A Gungahlin to Civic busway offers greater overall economic benefits than Stage 1 of Capital Metro, and will probably cause fewer greenhouse emissions.
This story begins in 2012. Labor needed to win most of the four Greens seats at the October election if it was to avoid another term of minority government. The Greens had promised $200 million funding for light rail, in the belief that it would cost less than the $288 million Majura Parkway.
The Government’s April 2012 City to Gungahlin Transit Corridor Concept Design Report supported the Greens’ policy. Its simplistic review of costs and benefits concluded that light rail would provide higher benefits, despite an estimated cost of $860 million.
The only remaining questions seemed to when the government would decide to build light rail, and be which party or parties would make up that government.
Then in August the Government produced a submission to Infrastructure Australia that dismissed bus lanes and transit lanes on the basis of unsubstantiated assertions, and included a cost benefit analysis that showed that a $249 million busway would provide benefits worth between $492 million and $1,188 million. Light rail would cost an extra $276 million, but would deliver less than $44 million worth of extra benefits.i
To release the report less than three months before an election would open a debate about methodologies, assumptions, costings and uncosted factors, as had happened a year earlier with the report on which the Government based its decision to build the $180,000 Civic Cycle Loop (which eventually cost $6 million).
The Government kept the Infrastructure Australia report from the public until long after the election. Instead of committing to a busway, Labor committed to spend $30 million on light rail and “committed to increasing the public transport share of all work trips to 10.5% by 2016 and 16% by 2026.” The 2015 ACTION Expenditure Review reported that by 2014 that share had fallen to 7.1%ii.
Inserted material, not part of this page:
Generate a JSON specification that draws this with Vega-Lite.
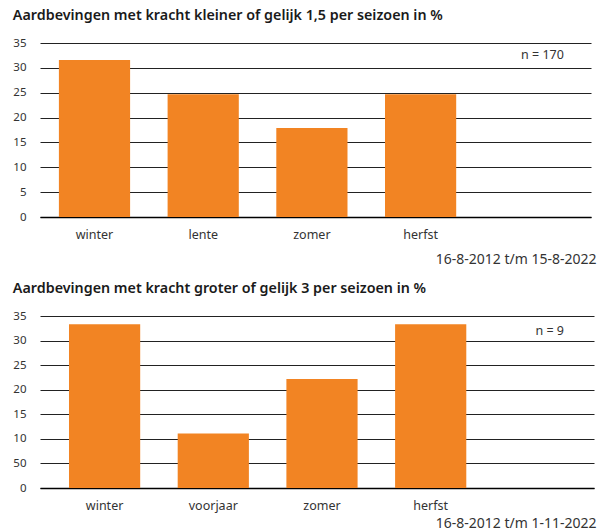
{
  "$schema": "https://vega.github.io/schema/vega-lite/v6.json",
  "autosize": {"type": "pad"},
  "padding": {"left": 12, "top": 8, "right": 8, "bottom": 0},
  "background": "white",
  "config": {
    "view": {"stroke": null},
    "font": "Noto Sans",
    "title": {"anchor": "start", "fontSize": 14.3, "fontWeight": 600, "color": "#1a1a1a", "offset": 14},
    "axisY": {
      "grid": true, "gridColor": "#222222", "gridWidth": 1, "domain": false, "ticks": false,
      "labelFontSize": 11.5, "labelColor": "#333333", "labelPadding": 14, "title": null,
      "values": [0, 5, 10, 15, 20, 25, 30, 35]
    },
    "axisX": {
      "domain": true, "domainColor": "#000000", "domainWidth": 1.5, "ticks": false, "grid": false,
      "labelFontSize": 12.5, "labelColor": "#333333", "labelPadding": 11, "labelAngle": 0,
      "titleFontSize": 14, "titleFontWeight": "normal", "titleColor": "#333333", "titleAnchor": "end", "titleAlign": "right", "titlePadding": 12
    }
  },
  "datasets": {
    "top": [
      {"seizoen": "winter", "procent": 31.6},
      {"seizoen": "lente", "procent": 24.7},
      {"seizoen": "zomer", "procent": 17.9},
      {"seizoen": "herfst", "procent": 24.7}
    ],
    "bottom": [
      {"seizoen": "winter", "procent": 33.3},
      {"seizoen": "voorjaar", "procent": 11.1},
      {"seizoen": "zomer", "procent": 22.2},
      {"seizoen": "herfst", "procent": 33.3}
    ],
    "top_n": [{"label": "n = 170"}],
    "bottom_n": [{"label": "n = 9"}]
  },
  "spacing": 14,
  "vconcat": [
    {
      "title": "Aardbevingen met kracht kleiner of gelijk 1,5 per seizoen in %",
      "width": 551,
      "height": 174,
      "layer": [
        {
          "data": {"name": "top"},
          "mark": {"type": "bar", "color": "#f28423"},
          "encoding": {
            "x": {
              "field": "seizoen", "type": "nominal", "sort": null,
              "scale": {"domain": ["winter", "lente", "zomer", "herfst", "_"], "paddingInner": 0.345, "paddingOuter": 0.207, "align": 0.42},
              "axis": {"title": "16-8-2012 t/m 15-8-2022", "labelExpr": "datum.value == '_' ? '' : datum.label", "titleX": 556}
            },
            "y": {"field": "procent", "type": "quantitative", "scale": {"domain": [0, 35], "nice": false}}
          }
        },
        {
          "data": {"name": "top_n"},
          "mark": {"type": "text", "align": "right", "baseline": "middle", "fontSize": 12.5, "color": "#333333", "dx": 34.6},
          "encoding": {
            "x": {"datum": "_", "type": "nominal"},
            "y": {"datum": 32.5, "type": "quantitative"},
            "text": {"field": "label"}
          }
        }
      ]
    },
    {
      "title": "Aardbevingen met kracht groter of gelijk 3 per seizoen in %",
      "width": 554,
      "height": 172,
      "layer": [
        {
          "data": {"name": "bottom"},
          "mark": {"type": "bar", "color": "#f28423"},
          "encoding": {
            "x": {
              "field": "seizoen", "type": "nominal", "sort": null,
              "scale": {"domain": ["winter", "voorjaar", "zomer", "herfst", "_"], "paddingInner": 0.345, "paddingOuter": 0.2208, "align": 0.604},
              "axis": {"title": "16-8-2012 t/m 1-11-2022", "labelExpr": "datum.value == '_' ? '' : datum.label", "titlePadding": 5, "titleX": 556}
            },
            "y": {
              "field": "procent", "type": "quantitative", "scale": {"domain": [0, 35], "nice": false},
              "axis": {"labelExpr": "datum.value == 5 ? '50' : datum.label"}
            }
          }
        },
        {
          "data": {"name": "bottom_n"},
          "mark": {"type": "text", "align": "right", "baseline": "middle", "fontSize": 12.5, "color": "#333333", "dx": 24.6},
          "encoding": {
            "x": {"datum": "_", "type": "nominal"},
            "y": {"datum": 32, "type": "quantitative"},
            "text": {"field": "label"}
          }
        }
      ]
    }
  ],
  "resolve": {"scale": {"x": "independent"}}
}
If the Government gets back on track to reach its 2026 commitment, then increasing bus patronage will mean that every bus displaced from the Gungahlin-Civic route will be back to full operation within a year.
But the Chief Minister announced on 20 October 2015 that the bus trips displaced by Stage 1 would be reallocated to “more buses, on more routes”. This means that, even though Stage 1 will operate on 100% renewable energy, there will be no reduction in public transport greenhouse emissions when Stage 1 commences operation.
The Draft Environmental Impact Statement for Capital Metro Stage 1 estimated that its construction would cause 60,853.76 tonnes of greenhouse emissions.iii
In a recent letter to the Canberra Times I asked why Greens MLA Shane Rattenbury welcomed the signing of a contract for a project whose construction will cause 60,000 tonnes of greenhouse emissions, that will not reduce public transport operating emissions and that will discourage public transport use by removing bus stops, and replacing direct services with connecting services that require walking between stops, waiting for pedestrian signals and wondering if the connecting service has already left.
I could have added that Capital Metro will offer less frequent services.
Mr Rattenbury replied, “The evidence shows that Leon Arundell’s assertions … are in fact wrong … When suggesting that light rail will increase emissions, or traffic, it should always be compared with the alternatives.”
The only evidence he identified was a report by Steffen, Percival and Flannery that did not take into account emissions from light rail construction, did not consider bus rapid transit patronage, and based its emissions estimates on the curious assumptions that as few as 25% of bus patrons “whose current route is solely or predominantly down the Gungahlin-city corridor or the Dickson-City segment of the corridor will shift to light rail.”
Footnotes:
ii Table 28 of the 2015 ACTION Expenditure Review.